27 November 2017 - 11:48 By Craig Wilson
The Tesla Roadster is pure poetry in motion.
The Tesla Roadster is pure poetry in motion.
Image: Supplied

Last decade the late Apple CEO Steve Jobs was the undisputed master of the great on-stage product reveal. From the iPod to the iPhone, the items Jobs unveiled upended entire industries, created new ones, sold tens of millions of units globally and swelled Apple's cash vaults to Scrooge McDuckian proportions in the process.

This decade Elon Musk's periodic announcements - from re-useable rockets at Space X to renewable energy at SolarCity to his high-speed rail alternative, the Hyperloop - are proving the great industry disruptors. But these are not consumer goods businesses and the one that most resembles one, the Tesla car company, faces cash-flow challenges and sells so few units that in Appleland it would resemble little more than a rounding error.

Viewed from South Africa, Tesla is no less fascinating, but far more fantastic, in the mythical sense of the word. The company's showed no signs of plans to bring its wares - whether its cars or its enormous battery packs - to the local market, and the combination of limited infrastructure for electric vehicles and Musk's open disdain for the land of his birth doesn't suggest we'll get a look in any time soon.

Thankfully, none of that really matters, though. The changes Tesla is expediting in the transport sector are going to benefit us regardless.

Less than a fortnight ago at the company's design studio in Hawthorne, California, Musk unveiled a fully electric truck that he claims will do 1.6 million kilometres before it needs replacing, has regenerative brakes that means its brakepads never need replacing and can do 800km on a charge. Moreover, it can manage 400km from half an hour's charge with the new Megacharger unveiled at the same time.

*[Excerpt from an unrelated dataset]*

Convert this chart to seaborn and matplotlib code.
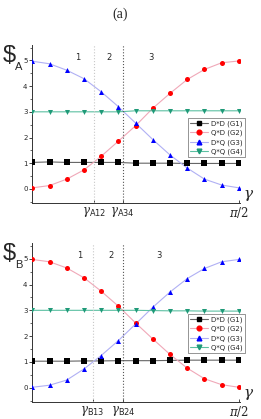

That alone ought to be enough to get your attention. Trucking may not be sexy, but it's essential and it's a part of the sector Musk refers to as "terrestrial transport" that's ripest for upheaval. Musk isn't the only one looking to change it, though. Volvo, Daimler Chrysler and others are also looking at both electrifying and automating their trucks.

The Tesla truck was billed as the star of the show, but that was all part of the pantomime.

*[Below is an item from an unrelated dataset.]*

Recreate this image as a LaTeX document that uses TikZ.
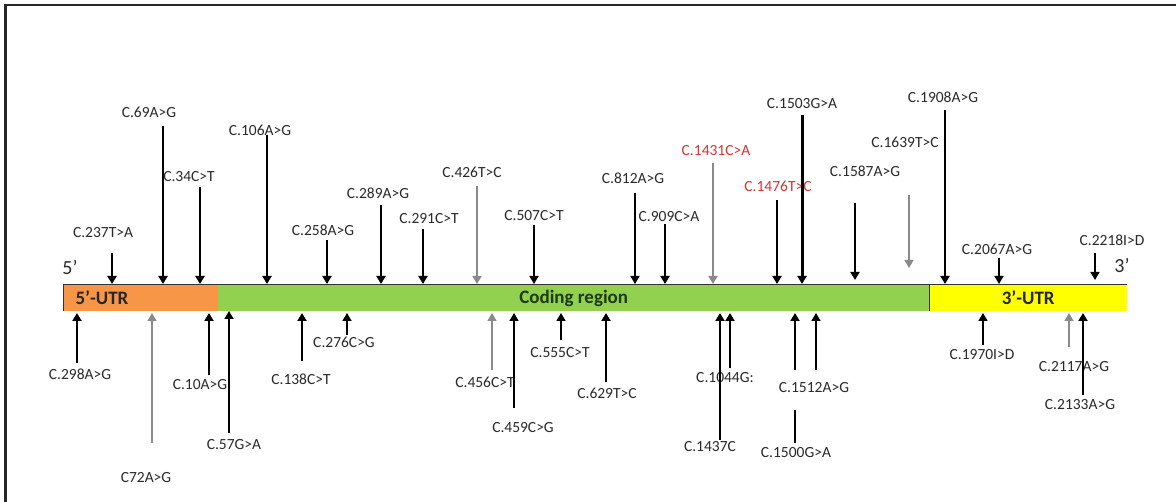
\documentclass[tikz,border=0pt]{standalone}
\usepackage{fontspec}
\setmainfont{Carlito}
\usetikzlibrary{arrows.meta}
\definecolor{utrorange}{HTML}{F79646}
\definecolor{cdsgreen}{HTML}{92D050}
\definecolor{utryellow}{HTML}{FFFF00}
\definecolor{lblgray}{HTML}{2A2A2A}
\definecolor{lblred}{HTML}{D83434}
\definecolor{arrgray}{HTML}{8A8A8A}
\definecolor{cdstext}{HTML}{1F3A10}
\tikzset{
  lbl/.style={font=\fontsize{15.5}{17}\selectfont, text=lblgray, inner sep=1pt},
  redlbl/.style={lbl, text=lblred},
  mut/.style={line width=#1, -{Triangle[width=9pt,length=8pt]}},
  gmut/.style={mut=#1, draw=arrgray},
  seg/.style={line width=#1},
  region/.style={draw=none, minimum height=26pt, inner sep=0pt, anchor=west},
  regtext/.style={font=\fontsize{19}{21}\selectfont\bfseries},
  endlbl/.style={font=\fontsize{20}{22}\selectfont, text=lblgray, inner sep=0pt}
}
% #1 name, #2 label x, #3 label y, #4 text, #5 label style, #6 arrow x, #7 start y, #8 tip y, #9 arrow style
\newcommand{\mutation}[9]{%
  \node[#5] (#1) at (#2,#3) {#4};
  \coordinate (#1s) at (#6,#7);
  \coordinate (#1t) at (#6,#8);
  \draw[#9] (#1s) -- (#1t);
}
\begin{document}
\begin{tikzpicture}[x=1pt,y=-1pt]
\useasboundingbox (0,0) rectangle (1176,502);
\fill[white] (0,0) rectangle (1176,502);
% frame
\coordinate (fa) at (5.5,502);
\coordinate (fb) at (5.5,5);
\coordinate (fc) at (1176,5);
\draw[line width=2.5pt, draw=black!85] (fa) -- (fb) -- (fc);
% regions
\node[region, fill=utrorange, minimum width=155pt] (utr5) at (63,298) {};
\node[region, fill=cdsgreen, minimum width=711pt] (cds) at (218,298) {};
\node[region, fill=utryellow, minimum width=198pt] (utr3) at (929,298) {};
\draw[line width=1pt, draw=black!80] (utr5.south west) -- (utr5.north west) -- (utr3.north east);
\draw[line width=1pt, draw=black!80] (utr3.north west) -- (utr3.south west);
\node[regtext, text=black!85] (t5) at (102,298) {5’-UTR};
\node[regtext, text=cdstext] (tc) at (cds.center) {Coding region};
\node[regtext, text=black!85] (t3) at (utr3.center) {3’-UTR};
\node[endlbl] (e5) at (70,268) {5’};
\node[endlbl] (e3) at (1122,266) {3’};
% mutations above the bar
\mutation{a237}{103}{233}{C.237T>A}{lbl}{112}{253}{284}{mut=1.8pt}
\mutation{a69}{149}{112}{C.69A>G}{lbl}{163}{126}{284}{mut=2pt}
\mutation{a34}{189}{177}{C.34C>T}{lbl}{200}{187}{284}{mut=2pt}
\mutation{a106}{260}{130}{C.106A>G}{lbl}{267}{135}{284}{mut=2pt}
\mutation{a258}{323}{230}{C.258A>G}{lbl}{327}{240}{284}{mut=2pt}
\mutation{a289}{378}{193}{C.289A>G}{lbl}{381}{205}{284}{mut=2pt}
\mutation{a291}{429}{219}{C.291C>T}{lbl}{423}{229}{284}{mut=2.2pt}
\mutation{a426}{472}{172}{C.426T>C}{lbl}{477}{186}{284}{gmut=1.5pt}
\mutation{a507}{534}{216}{C.507C>T}{lbl}{534}{225}{284}{mut=1.5pt}
\mutation{a812}{633}{178}{C.812A>G}{lbl}{635}{193}{284}{mut=1.3pt}
\mutation{a909}{669}{217}{C.909C>A}{lbl}{665}{224}{284}{mut=2pt}
\mutation{a1431}{716}{151}{C.1431C>A}{redlbl}{713}{163}{284}{gmut=1.5pt}
\mutation{a1476}{778}{186}{C.1476T>C}{redlbl}{777}{200}{284}{mut=2pt}
\mutation{a1503}{802}{104}{C.1503G>A}{lbl}{802}{115}{284}{mut=3pt}
\mutation{a1587}{865}{171}{C.1587A>G}{lbl}{855}{203}{280}{mut=2.5pt}
\mutation{a1639}{905}{142}{C.1639T>C}{lbl}{909}{195}{268}{gmut=1.2pt}
\mutation{a1908}{943}{97}{C.1908A>G}{lbl}{945}{110}{284}{mut=2pt}
\mutation{a2067}{997}{249}{C.2067A>G}{lbl}{999}{258}{284}{mut=1.5pt}
\mutation{a2218}{1112}{240}{C.2218I>D}{lbl}{1095}{253}{280}{mut=1.5pt}
% mutations below the bar
\mutation{b298}{80}{374}{C.298A>G}{lbl}{77}{363}{313}{mut=2.5pt}
\mutation{b72}{146}{478}{C72A>G}{lbl}{152}{443}{313}{gmut=1.5pt}
\mutation{b10}{200}{385}{C.10A>G}{lbl}{209}{375}{313}{mut=2.5pt}
\mutation{b57}{234}{445}{C.57G>A}{lbl}{229}{433}{311}{mut=1.5pt}
\mutation{b138}{301}{379}{C.138C>T}{lbl}{302}{361}{313}{mut=2.5pt}
\mutation{b276}{344}{342}{C.276C>G}{lbl}{347}{335}{313}{mut=1.5pt}
\mutation{b456}{485}{382}{C.456C>T}{lbl}{492}{370}{313}{gmut=1.5pt}
\mutation{b459}{523}{428}{C.459C>G}{lbl}{514}{408}{313}{mut=1.5pt}
\mutation{b555}{560}{353}{C.555C>T}{lbl}{561}{340}{313}{mut=1.5pt}
\mutation{b629}{607}{393}{C.629T>C}{lbl}{606}{382}{313}{mut=2pt}
\mutation{b1044}{725}{378}{C.1044G:}{lbl}{730}{368}{313}{mut=2.5pt}
\mutation{b1437}{710}{447}{C.1437C}{lbl}{720}{440}{313}{mut=2pt}
\mutation{b1512}{814}{388}{C.1512A>G}{lbl}{816}{370}{313}{mut=1.5pt}
\mutation{b1500}{796}{453}{C.1500G>A}{lbl}{795}{370}{313}{mut=2.5pt}
\coordinate (b1500a) at (795,443);
\coordinate (b1500b) at (795,410);
\draw[seg=2.5pt] (b1500a) -- (b1500b);
\mutation{b1970}{982}{355}{C.1970I>D}{lbl}{983}{345}{313}{mut=1.5pt}
\mutation{b2117}{1074}{367}{C.2117A>G}{lbl}{1069}{347}{313}{gmut=1.5pt}
\mutation{b2133}{1080}{405}{C.2133A>G}{lbl}{1083}{395}{313}{mut=2pt}
\end{tikzpicture}
\end{document}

The real show-stopper was the new Tesla Roadster that rolled out of a trailer and straight into the headlines of every tech and motoring publication on earth.

The specifications are readily available online, but the key ones are these: 0-100km/h in 1.9 seconds, 0-160km/h in 4.2 seconds, a top speed of 400km/h, a range of almost 1,000km to a charge and a price tag of $200,000 (around R2.8-million).

If those numbers mean nothing to you it's the first and last you should focus on. McLaren, Ferrari, Lamborghini, Bugatti, Porsche and the like all struggle to make cars that can do 0-100km/h in less than 2.7 seconds. And those that come close tend to cost five times what the Tesla Roadster will. Meanwhile, no one else has managed a fully electric car with a 1,000km range.

Tesla's new electric semi-truck.
Tesla's new electric semi-truck.
Image: Alexandria Sage/Reuters

The Tesla Roadster will be the fastest production car when it comes to market, assuming no one else gets a faster one onto showroom floors first, of course. Because the Roadster isn't scheduled to actually arrive until 2020 and with Tesla's track record of routinely missing its own production deadlines, rivals are likely to have even longer to best its new posterchild's vital statistics.

Even though we may never see a Tesla Roadster (or truck) on South African roads, the motivation it has given rival car makers to make their electric options compelling and get them to market in a hurry means we'll soon have plenty of better-looking, more potent and more desirable vehicles to choose from that only require a trip to the socket not the petrol station. Plus, we may actually be able to afford some of them.

Craig Wilson is the editor of consumer technology publication Stuff magazine and a speaker and industry commentator.